Fortress isn’t the only company in North America now seeking to exploit the market for dissolving pulps.
Aditya Birla Group, based in Mumbai, said last week it will buy and upgrade a mill in Terrace Bay, Ontario. Paper Excellence BV, a unit of Jakarta-based Sinar Mas Group, is investing in dissolving-pulp capacity at a mill in Prince Albert, Saskatchewan.
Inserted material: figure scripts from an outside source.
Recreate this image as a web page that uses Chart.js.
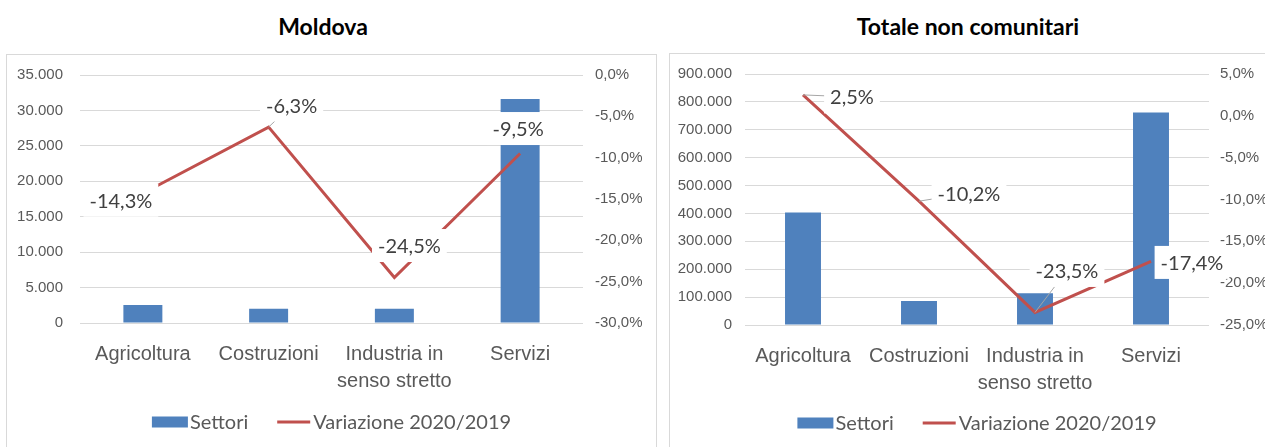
<!DOCTYPE html>
<html>
<head>
<meta charset="utf-8">
<script src="https://cdn.jsdelivr.net/npm/chart.js@4"></script>
<style>
  body { margin: 0; background: #fff; width: 1265px; height: 447px; overflow: hidden; position: relative; font-family: Lato, sans-serif; }
  .title { position: absolute; top: 14px; line-height: 24px; font-weight: bold; font-size: 23px; color: #000; transform: translateX(-50%); white-space: nowrap; }
  .box { position: absolute; border: 1px solid #d9d9d9; }
  canvas { display: block; }
</style>
</head>
<body>
<div class="title" style="left:323px">Moldova</div>
<div class="title" style="left:968px">Totale non comunitari</div>
<div class="box" style="left:6px;top:54px;width:649px;height:400px"><canvas id="moldova" width="649" height="392"></canvas></div>
<div class="box" style="left:669px;top:53px;width:640px;height:400px"><canvas id="totale" width="600" height="393"></canvas></div>

<script>
// categories and series names
const categories = ['Agricoltura', 'Costruzioni', ['Industria in', 'senso stretto'], 'Servizi'];
const seriesNames = ['Settori', 'Variazione 2020/2019'];

// Moldova
const moldovaSettori = [2550, 2000, 2000, 31600];
const moldovaVariazione = [-14.3, -6.3, -24.5, -9.5];
const moldovaTicks = [0, 5000, 10000, 15000, 20000, 25000, 30000, 35000];
const moldovaPctTicks = [-30, -25, -20, -15, -10, -5, 0];

// Totale non comunitari
const totaleSettori = [403000, 86000, 114000, 762000];
const totaleVariazione = [2.5, -10.2, -23.5, -17.4];
const totaleTicks = [0, 100000, 200000, 300000, 400000, 500000, 600000, 700000, 800000, 900000];
const totalePctTicks = [-25, -20, -15, -10, -5, 0, 5];

const BLUE = '#4f81bd';
const RED = '#c0504d';
const GREY = '#595959';

// where the percentage labels sit, relative to their point
const moldovaLabelPos = [
  { dx: -22, dy: 7 },
  { dx: 23, dy: -22, leader: true },
  { dx: 15, dy: -32 },
  { dx: -2, dy: -25 }
];
const totaleLabelPos = [
  { dx: 49, dy: 2, leader: true },
  { dx: 50, dy: -8, leader: true },
  { dx: 32, dy: -42, leader: true },
  { dx: 41, dy: 1 }
];

const fmtInt = v => String(v).replace(/\B(?=(\d{3})+(?!\d))/g, '.');
const fmtPct = v => v.toFixed(1).replace('.', ',') + '%';

// percentage labels on the line, white box behind, optional leader line
function labelPlugin(values, pos) {
  return {
    id: 'valueLabels',
    afterDatasetsDraw(chart) {
      const ctx = chart.ctx;
      const meta = chart.getDatasetMeta(1);
      ctx.save();
      ctx.font = '20px Lato';
      ctx.textAlign = 'center';
      ctx.textBaseline = 'middle';
      meta.data.forEach((pt, i) => {
        const p = pos[i];
        const cx = pt.x + p.dx, cy = pt.y + p.dy;
        const text = fmtPct(values[i]);
        const w = ctx.measureText(text).width + 12;
        const h = 33;
        if (p.leader) {
          ctx.strokeStyle = '#a6a6a6';
          ctx.lineWidth = 1;
          ctx.beginPath();
          ctx.moveTo(pt.x, pt.y);
          ctx.lineTo(cx, cy);
          ctx.stroke();
        }
        ctx.fillStyle = '#fff';
        ctx.fillRect(cx - w / 2, cy - h / 2, w, h);
        ctx.fillStyle = '#404040';
        ctx.fillText(text, cx, cy + 1);
      });
      ctx.restore();
    }
  };
}

// legend row drawn under the axis labels
function legendPlugin(legendY) {
  return {
    id: 'legendRow',
    afterDraw(chart) {
      const ctx = chart.ctx;
      const a = chart.chartArea;
      ctx.save();
      ctx.font = '20px Lato';
      ctx.textBaseline = 'middle';
      ctx.textAlign = 'left';
      const w0 = ctx.measureText(seriesNames[0]).width;
      const w1 = ctx.measureText(seriesNames[1]).width;
      const total = 36 + 2 + w0 + 29 + 33 + 3 + w1;
      let x = (a.left + a.right) / 2 - total / 2;
      ctx.fillStyle = BLUE;
      ctx.fillRect(x, legendY - 5.5, 36, 11);
      x += 38;
      ctx.fillStyle = GREY;
      ctx.fillText(seriesNames[0], x, legendY + 1);
      x += w0 + 29;
      ctx.strokeStyle = RED;
      ctx.lineWidth = 3;
      ctx.beginPath();
      ctx.moveTo(x, legendY);
      ctx.lineTo(x + 33, legendY);
      ctx.stroke();
      x += 36;
      ctx.fillStyle = GREY;
      ctx.fillText(seriesNames[1], x, legendY + 1);
      ctx.restore();
    }
  };
}

function makeChart(id, settori, variazione, ticks, pctTicks, L, labelPos) {
  return new Chart(document.getElementById(id), {
    type: 'bar',
    data: {
      labels: categories,
      datasets: [
        {
          type: 'bar', label: seriesNames[0], data: settori, backgroundColor: BLUE,
          yAxisID: 'y', order: 1, categoryPercentage: 1, barPercentage: 0.31
        },
        {
          type: 'line', label: seriesNames[1], data: variazione, borderColor: RED, backgroundColor: RED,
          borderWidth: 3, pointRadius: 0, yAxisID: 'y1', order: 0, tension: 0
        }
      ]
    },
    options: {
      responsive: false,
      animation: false,
      layout: { padding: { top: L.padTop, bottom: L.padBottom, left: 0, right: 0 } },
      plugins: {
        tooltip: { enabled: false },
        legend: { display: false }
      },
      scales: {
        x: {
          grid: { display: false, drawTicks: false },
          border: { display: false },
          ticks: { color: GREY, font: { size: 20, lineHeight: 1.35 }, padding: 18, maxRotation: 0, autoSkip: false },
          afterFit: s => { s.height = L.xHeight; }
        },
        y: {
          position: 'left',
          min: ticks[0], max: ticks[ticks.length - 1],
          grid: { color: '#d9d9d9', drawTicks: false },
          border: { display: false },
          ticks: { color: GREY, font: { size: 15 }, padding: L.yPad, callback: v => fmtInt(v) },
          afterBuildTicks: s => { s.ticks = ticks.map(v => ({ value: v })); },
          afterFit: s => { s.width = L.yWidth; s.paddingTop = 0; s.paddingBottom = 0; }
        },
        y1: {
          position: 'right',
          min: pctTicks[0], max: pctTicks[pctTicks.length - 1],
          grid: { display: false, drawTicks: false },
          border: { display: false },
          ticks: { color: GREY, font: { size: 15 }, padding: L.y1Pad, callback: v => fmtPct(v) },
          afterBuildTicks: s => { s.ticks = pctTicks.map(v => ({ value: v })); },
          afterFit: s => { s.width = L.y1Width; s.paddingTop = 0; s.paddingBottom = 0; }
        }
      }
    },
    plugins: [labelPlugin(variazione, labelPos), legendPlugin(L.legendY)]
  });
}

makeChart('moldova', moldovaSettori, moldovaVariazione, moldovaTicks, moldovaPctTicks,
  { padTop: 20, padBottom: 44, xHeight: 80, yWidth: 73, yPad: 17, y1Width: 73, y1Pad: 12, legendY: 367 }, moldovaLabelPos);

makeChart('totale', totaleSettori, totaleVariazione, totaleTicks, totalePctTicks,
  { padTop: 20, padBottom: 42, xHeight: 80, yWidth: 75, yPad: 13, y1Width: 61, y1Pad: 11, legendY: 369 }, totaleLabelPos);
</script>
</body>
</html>
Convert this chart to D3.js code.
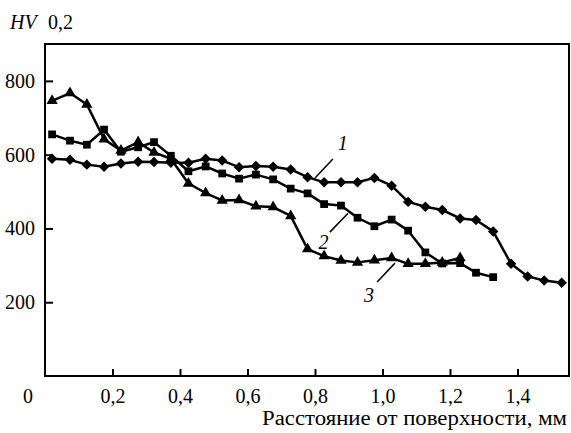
<!DOCTYPE html>
<html>
<head>
<meta charset="utf-8">
<script src="https://cdn.jsdelivr.net/npm/d3@7/dist/d3.min.js"></script>
<style>
  html, body { margin: 0; padding: 0; background: #fff; }
  svg { display: block; }
  svg text { font-family: "Liberation Serif", "Times New Roman", Times, Tinos, "DejaVu Serif", "Noto Serif", serif !important; fill: #000; }
</style>
</head>
<body>
<svg id="chart" width="571" height="433"></svg>
<script>
// ---- data ----
const distance = [0.021,0.074,0.124,0.175,0.225,0.276,0.323,0.373,0.425,0.476,0.525,0.575,0.625,0.676,0.728,0.778,0.827,0.877,0.926,0.976,1.027,1.076,1.127,1.177,1.230,1.277,1.328,1.381,1.430,1.479,1.531];
const curve1 = [589,586,573,567,576,581,580,578,578,589,584,566,569,567,560,539,525,525,525,537,516,472,459,450,427,423,392,304,270,259,253];
const curve2 = [655,638,627,668,608,620,634,597,555,568,549,535,546,533,508,495,466,462,429,406,424,394,335,305,306,280,268];
const curve3 = [746,767,736,642,611,634,606,589,522,496,476,477,460,458,434,344,325,313,308,314,320,304,304,308,320];
const xTicks = [0.2,0.4,0.6,0.8,1.0,1.2,1.4];
const yTicks = [200,400,600,800];
const originLabel = "0";
const yTitle = ["HV", "0,2"];
const xTitle = "Расстояние от поверхности, мм";
const curveLabels = [
  {text:"1", pos:[0.882,631], lead:[[0.853,588],[0.800,537]]},
  {text:"2", pos:[0.825,364], lead:[[0.844,390],[0.898,441]]},
  {text:"3", pos:[0.960,220], lead:[[0.984,255],[1.037,306]]}
];

// ---- chart ----
const FONT = '"Liberation Serif", "Times New Roman", Times, Tinos, "DejaVu Serif", serif';
const svg = d3.select("#chart");
const x = d3.scaleLinear().domain([0, 1.5526]).range([45, 569]);
const y = d3.scaleLinear().domain([0, 900]).range([376, 44]);
const fmt = d => d3.format(".1f")(d).replace(".", ",");

// frame
svg.append("rect").attr("x", x(0)).attr("y", y(900))
  .attr("width", x(1.5526) - x(0)).attr("height", y(0) - y(900))
  .attr("fill", "none").attr("stroke", "#000").attr("stroke-width", 2);

// axes
const gx = svg.append("g").attr("transform", `translate(0,${y(0)})`)
  .call(d3.axisBottom(x).tickValues(xTicks).tickSizeInner(-7).tickSizeOuter(0).tickPadding(13).tickFormat(fmt));
const gy = svg.append("g").attr("transform", `translate(${x(0)},0)`)
  .call(d3.axisLeft(y).tickValues(yTicks).tickSizeInner(-8).tickSizeOuter(0).tickPadding(10));
[gx, gy].forEach(g => {
  g.attr("font-family", FONT);
  g.select(".domain").remove();
  g.selectAll(".tick line").attr("stroke", "#000").attr("stroke-width", 2);
  g.selectAll(".tick text").attr("font-size", 20);
});

svg.append("text").attr("x", x(0) - 17).attr("y", y(0) + 27)
  .attr("text-anchor", "middle").attr("font-size", 20).text(originLabel);

// titles
svg.append("text").attr("x", 10).attr("y", 29).attr("font-size", 20)
  .attr("font-style", "italic").text(yTitle[0]);
svg.append("text").attr("x", 48).attr("y", 29).attr("font-size", 20).text(yTitle[1]);
svg.append("text").attr("x", 262).attr("y", 425)
  .attr("font-size", 20).attr("textLength", 305).attr("lengthAdjust", "spacingAndGlyphs").text(xTitle);

// lines
const line = d3.line().x(d => x(d[0])).y(d => y(d[1]));
const series = [
  {vals: curve1, sym: d3.symbolDiamond2, size: 70},
  {vals: curve2, sym: d3.symbolSquare, size: 60},
  {vals: curve3, sym: d3.symbolTriangle, size: 55}
];
series.forEach(s => {
  const pts = s.vals.map((v, i) => [distance[i], v]);
  svg.append("path").datum(pts).attr("d", line)
    .attr("fill", "none").attr("stroke", "#000").attr("stroke-width", 2.5).attr("stroke-linejoin", "round");
  svg.append("g").selectAll("path").data(pts).join("path")
    .attr("transform", d => `translate(${x(d[0])},${y(d[1])})`)
    .attr("d", d3.symbol().type(s.sym).size(s.size))
    .attr("fill", "#000");
});

// curve labels
curveLabels.forEach(c => {
  svg.append("line")
    .attr("x1", x(c.lead[0][0])).attr("y1", y(c.lead[0][1]))
    .attr("x2", x(c.lead[1][0])).attr("y2", y(c.lead[1][1]))
    .attr("stroke", "#000").attr("stroke-width", 1.5);
  svg.append("text").attr("x", x(c.pos[0])).attr("y", y(c.pos[1]))
    .attr("text-anchor", "middle").attr("dominant-baseline", "central")
    .attr("font-style", "italic").attr("font-size", 20).text(c.text);
});
</script>
</body>
</html>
And Johannesburg-based Sappi Ltd. is upgrading a mill in Cloquet, Minnesota.
‘Timing Is Everything’
Global production capacity is set to rise 36 percent by 2015 to about 8.1 million metric tons, according to McClay, helping to contribute to an oversupply of viscose staple fiber, a pulp derivative used to make rayon fabric.
“Right now in China the price is probably $950 a ton, down from about $1,500 a year ago and $2,650 at its peak in April 2011,” said McClay, referring to the type of dissolving pulp made by Fortress. “Timing is everything in this business.”
A key assumption for Fortress is that increasing demand in China and India will lift cotton prices, helping to spur demand for dissolving pulp and rayon, a cotton substitute, Wasilenkoff said.
“You really need some big issue in cotton that drives prices up so high that people start to look for alternatives, which would be rayon,” Kevin Mason, managing director of Gibsons, British Columbia-based ERA Forest Products Research, an independent forest-industry research company, said in a telephone interview last week.
Cotton futures have plunged 23 percent this year in New York amid concern global economic activity was slowing and demand from manufacturers in China was falling.
Wasilenkoff said Fortress may consider concentrating its operations on dissolving pulp within three years by spinning off its wallpaper and banknote-paper businesses.
“We are moving in the direction of a pure play,” Wasilenkoff said. “We think it would attract more investors” and help the company to escape its “holding-company discount.”
In the meantime, the plan is to begin production at Lebel-sur-Quevillon and show that the transforming company can generate consistent profits, Wasilenkoff said.
“This is the year to rebuild investor confidence,” he said.